After researching the market and doing some testing, VIH Helicopters decided on Blue Sky Network’s Iridium-based tracking solution (Iridium satellite). It has recently begun purchasing Blue Sky’s D1000C and ACH1000 kits to install on its fleet.
Weighing about 4.5 lbs., the D1000C is a portable solution that is easy to install, says Jonas Olsen, VP of sales and business development for Blue Sky Network. “It provides near real-time fleet tracking with built-in GPS position reporting, an Iridium transceiver and telemetry data link.”
VIH Helicopters chose to purchase ACH1000 control heads that in combination with the D1000C, provide pilots and ground staff with voice and/or two-way text messaging connectivity.
VIH Helicopters operates five bases out of western Canada and each of these locations will be able to monitor the company’s domestic flights. The ability to be in touch with any pilot at any given time is a great advantage in dispatching, fleet staging and making crew changes throughout western Canada.
Because the system is based on the Iridium satellite network, the instances of lost signals are minimal to non-existent.

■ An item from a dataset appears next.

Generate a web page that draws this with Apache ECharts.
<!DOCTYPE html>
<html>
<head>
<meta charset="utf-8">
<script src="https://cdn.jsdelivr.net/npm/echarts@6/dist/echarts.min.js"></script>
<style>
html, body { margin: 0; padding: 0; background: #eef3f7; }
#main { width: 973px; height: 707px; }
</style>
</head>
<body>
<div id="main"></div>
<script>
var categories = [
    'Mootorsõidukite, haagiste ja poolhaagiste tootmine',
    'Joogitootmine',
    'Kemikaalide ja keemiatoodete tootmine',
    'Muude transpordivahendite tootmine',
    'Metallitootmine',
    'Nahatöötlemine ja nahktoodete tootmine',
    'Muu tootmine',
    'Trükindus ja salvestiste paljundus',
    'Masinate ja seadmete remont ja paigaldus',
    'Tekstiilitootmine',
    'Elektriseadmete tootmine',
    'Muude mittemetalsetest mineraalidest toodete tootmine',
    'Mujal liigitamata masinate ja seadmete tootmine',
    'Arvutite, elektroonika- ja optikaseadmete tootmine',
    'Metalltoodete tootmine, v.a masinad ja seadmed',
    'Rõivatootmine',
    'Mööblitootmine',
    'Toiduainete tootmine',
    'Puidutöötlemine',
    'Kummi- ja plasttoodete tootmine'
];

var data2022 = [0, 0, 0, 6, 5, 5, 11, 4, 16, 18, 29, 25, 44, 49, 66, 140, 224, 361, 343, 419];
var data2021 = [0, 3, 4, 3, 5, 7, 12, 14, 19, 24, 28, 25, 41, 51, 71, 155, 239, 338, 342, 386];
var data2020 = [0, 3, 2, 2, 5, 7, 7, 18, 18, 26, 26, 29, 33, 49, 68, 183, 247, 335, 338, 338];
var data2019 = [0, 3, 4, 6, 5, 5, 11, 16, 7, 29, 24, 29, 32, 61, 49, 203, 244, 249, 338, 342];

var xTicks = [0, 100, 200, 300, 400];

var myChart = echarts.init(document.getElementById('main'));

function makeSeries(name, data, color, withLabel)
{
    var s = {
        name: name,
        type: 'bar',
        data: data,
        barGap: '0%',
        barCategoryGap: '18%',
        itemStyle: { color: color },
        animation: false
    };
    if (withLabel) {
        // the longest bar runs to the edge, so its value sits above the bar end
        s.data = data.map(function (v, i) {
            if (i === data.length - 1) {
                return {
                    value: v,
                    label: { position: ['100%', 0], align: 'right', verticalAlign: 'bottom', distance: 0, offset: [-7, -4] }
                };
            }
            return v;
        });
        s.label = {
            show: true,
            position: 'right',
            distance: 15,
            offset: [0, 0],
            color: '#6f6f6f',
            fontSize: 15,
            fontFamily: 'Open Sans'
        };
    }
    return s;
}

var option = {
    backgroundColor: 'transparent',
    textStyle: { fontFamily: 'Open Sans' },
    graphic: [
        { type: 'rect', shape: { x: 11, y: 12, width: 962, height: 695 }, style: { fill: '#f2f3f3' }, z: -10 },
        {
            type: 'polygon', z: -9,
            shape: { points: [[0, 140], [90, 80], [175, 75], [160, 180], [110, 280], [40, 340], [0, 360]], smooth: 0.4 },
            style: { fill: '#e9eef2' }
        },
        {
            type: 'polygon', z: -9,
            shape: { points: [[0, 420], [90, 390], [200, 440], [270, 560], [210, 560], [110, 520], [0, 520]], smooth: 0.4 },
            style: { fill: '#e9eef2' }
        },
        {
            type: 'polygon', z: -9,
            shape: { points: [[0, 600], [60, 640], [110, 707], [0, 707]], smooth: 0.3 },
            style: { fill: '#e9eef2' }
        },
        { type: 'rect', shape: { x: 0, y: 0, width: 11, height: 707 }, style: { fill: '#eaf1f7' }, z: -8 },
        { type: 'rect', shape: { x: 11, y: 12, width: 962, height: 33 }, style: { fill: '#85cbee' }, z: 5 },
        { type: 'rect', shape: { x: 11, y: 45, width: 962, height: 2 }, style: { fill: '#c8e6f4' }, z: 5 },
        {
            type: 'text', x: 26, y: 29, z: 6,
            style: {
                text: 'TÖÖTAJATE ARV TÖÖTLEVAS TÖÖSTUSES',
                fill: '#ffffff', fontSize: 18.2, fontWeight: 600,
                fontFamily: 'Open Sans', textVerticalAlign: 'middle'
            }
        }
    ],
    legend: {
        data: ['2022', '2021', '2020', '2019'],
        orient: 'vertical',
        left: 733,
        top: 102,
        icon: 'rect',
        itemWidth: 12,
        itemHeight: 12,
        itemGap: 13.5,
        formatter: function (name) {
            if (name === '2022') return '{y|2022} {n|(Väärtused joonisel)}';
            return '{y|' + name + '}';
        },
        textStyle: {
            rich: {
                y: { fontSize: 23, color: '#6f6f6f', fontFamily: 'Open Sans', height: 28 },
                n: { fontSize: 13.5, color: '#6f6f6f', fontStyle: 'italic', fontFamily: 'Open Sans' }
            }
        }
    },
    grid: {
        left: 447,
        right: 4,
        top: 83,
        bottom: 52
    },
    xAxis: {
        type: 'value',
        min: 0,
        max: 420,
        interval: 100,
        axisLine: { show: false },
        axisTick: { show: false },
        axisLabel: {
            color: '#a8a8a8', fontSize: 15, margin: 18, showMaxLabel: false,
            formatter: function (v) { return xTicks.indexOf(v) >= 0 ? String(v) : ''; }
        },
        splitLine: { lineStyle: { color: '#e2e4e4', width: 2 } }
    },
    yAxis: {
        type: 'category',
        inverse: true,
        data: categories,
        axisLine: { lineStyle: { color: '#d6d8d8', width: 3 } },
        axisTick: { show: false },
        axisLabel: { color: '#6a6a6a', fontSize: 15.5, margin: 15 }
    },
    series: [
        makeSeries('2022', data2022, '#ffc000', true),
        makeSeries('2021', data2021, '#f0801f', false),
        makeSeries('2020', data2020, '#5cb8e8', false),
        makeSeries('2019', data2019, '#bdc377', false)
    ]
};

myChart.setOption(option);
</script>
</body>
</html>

VIH Helicopters’ Canadian missions are flown primarily outside of the urban jungle and aircraft are almost always visible to the people on the ground.
Mycroft says that the network has proven to be 100 per cent reliable. On occasion an aircraft may disappear momentarily into a river valley or behind a mountain, but will reappear as soon as the helicopter has cleared the obstruction. This fact underscores one of the system’s most important advantages. It provides a higher level of safety. As Olsen points out, “It takes the ‘search’ out of ‘search and rescue’.”

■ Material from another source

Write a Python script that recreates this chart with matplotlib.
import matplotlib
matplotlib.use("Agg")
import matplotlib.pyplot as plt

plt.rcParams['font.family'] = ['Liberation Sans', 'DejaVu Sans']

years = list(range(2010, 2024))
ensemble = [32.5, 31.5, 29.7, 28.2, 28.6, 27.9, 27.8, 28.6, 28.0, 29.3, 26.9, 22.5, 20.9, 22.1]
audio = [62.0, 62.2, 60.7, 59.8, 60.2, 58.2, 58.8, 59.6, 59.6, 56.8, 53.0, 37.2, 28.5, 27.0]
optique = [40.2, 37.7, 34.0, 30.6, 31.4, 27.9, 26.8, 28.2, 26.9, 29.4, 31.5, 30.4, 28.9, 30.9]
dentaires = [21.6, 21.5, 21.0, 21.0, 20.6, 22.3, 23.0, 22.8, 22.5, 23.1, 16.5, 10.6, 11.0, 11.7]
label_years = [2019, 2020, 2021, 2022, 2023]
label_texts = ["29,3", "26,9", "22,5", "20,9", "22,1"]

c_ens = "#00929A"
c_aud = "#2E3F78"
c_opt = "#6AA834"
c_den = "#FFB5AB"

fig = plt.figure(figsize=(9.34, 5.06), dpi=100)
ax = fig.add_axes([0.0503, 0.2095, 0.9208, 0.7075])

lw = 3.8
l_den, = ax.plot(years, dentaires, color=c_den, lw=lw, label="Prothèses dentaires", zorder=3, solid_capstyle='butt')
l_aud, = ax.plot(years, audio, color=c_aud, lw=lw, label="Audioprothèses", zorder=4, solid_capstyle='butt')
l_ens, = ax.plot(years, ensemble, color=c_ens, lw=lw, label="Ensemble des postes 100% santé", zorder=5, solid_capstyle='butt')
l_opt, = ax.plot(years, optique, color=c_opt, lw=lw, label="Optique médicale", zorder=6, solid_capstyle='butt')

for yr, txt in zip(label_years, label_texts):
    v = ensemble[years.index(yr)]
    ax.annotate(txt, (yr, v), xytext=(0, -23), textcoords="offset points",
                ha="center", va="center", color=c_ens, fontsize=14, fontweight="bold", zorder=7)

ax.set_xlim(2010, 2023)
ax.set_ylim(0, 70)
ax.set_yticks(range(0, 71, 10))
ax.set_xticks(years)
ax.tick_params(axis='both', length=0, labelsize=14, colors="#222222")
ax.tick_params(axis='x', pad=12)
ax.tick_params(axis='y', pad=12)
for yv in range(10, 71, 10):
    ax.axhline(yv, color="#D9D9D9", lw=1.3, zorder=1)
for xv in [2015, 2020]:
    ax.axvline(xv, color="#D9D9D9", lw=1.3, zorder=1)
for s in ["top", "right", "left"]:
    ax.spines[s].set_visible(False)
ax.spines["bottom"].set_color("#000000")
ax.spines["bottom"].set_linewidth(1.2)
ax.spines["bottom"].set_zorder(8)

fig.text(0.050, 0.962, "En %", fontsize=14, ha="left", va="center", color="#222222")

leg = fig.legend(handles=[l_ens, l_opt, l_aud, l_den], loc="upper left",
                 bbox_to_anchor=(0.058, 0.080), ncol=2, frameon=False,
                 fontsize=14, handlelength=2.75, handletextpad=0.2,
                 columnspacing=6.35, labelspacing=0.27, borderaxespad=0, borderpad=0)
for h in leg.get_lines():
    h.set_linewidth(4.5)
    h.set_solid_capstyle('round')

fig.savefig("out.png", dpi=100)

VIH Helicopters is now also able to follow its increasing number of internationally contracted aircraft. The equipment is already in use in the Cougar Helicopter division of VIH Aviation Group, assisting in offshore oil and gas service. Installing the same solutions on VIH Helicopters allows for greater flexibility and increased security with international flight following of VIH aircraft through Cougar Helicopters’ 24-hour state-of-the-art dispatch center.
One of the most important reasons for selecting Blue Sky Network, says Mycroft, was because of the ease in which those on the ground can use the system. The system runs on a regular PC and anyone in the company can monitor the fleet from a laptop through the Internet. The system can also be up and running in a very short time because installation is quick and there is little or no training involved for either pilots or dispatchers.
VIH Helicopters is installing the units itself through its own MRO department and at the time of writing had already completed eight of the 50-plus installations.